Mais il ne faudrait pas penser que le roman se limite à cette évocation terrible du capitalisme sauvage appuyé sur le crime organisé et la mise en coupe réglée d'un pays-continent. Julia Latynina n'a pas pour autant oublié de décrire des personnages forts et prenants, pris dans leurs qualités et défauts, parfois monstrueux - d'aucuns diront l'âme russe. Au milieu du roman, un ancien policier se retrouve incarcéré et il sait ce qui va lui arriver. Il fait face avec une extrême dignité qui efface presque les premières pages où le lecteur le voyait comme une brute épaisse. L'intrigue se noue de manière tragique autour de deux "innocents" : un ancien procureur qui a accepté de devenir le second du responsable de l'usine et va peu à peu tremper dans ses noirs complots et une jeune spécialiste de la renaissance italienne qui découvre les similitudes entre les Borgia et les dirigeants de la Russie.

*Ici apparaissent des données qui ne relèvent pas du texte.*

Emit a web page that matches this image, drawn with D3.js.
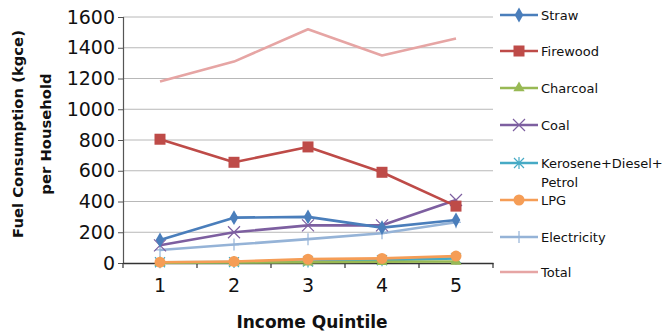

Ces deux personnages devraient pouvoir vivre une passion amoureuse, mais c'est sans compter sur le propriétaire de l'usine, despote éclairé, qui va jouer avec eux et est tombé amoureux de l'historienne. Les péripéties de l'intrigue policière vont contrecarrer à chaque fois les possibilités d'explication entre les deux êtres qui du coup vivront l'un à côté de l'autre sans se comprendre. L'entrelacs des destins individuels et la complexité de la société se répondent, permettant de passer outre les difficultés de stratégies juridiques parfois absconses pour hausser ce polar au niveau d'une version russe d'un roman d'Ellroy.

Citation

Le gouverneur est un homme fier : par correction, il ne trompe jamais ceux qui le paient tant que d'autres ne l'ont pas payé plus.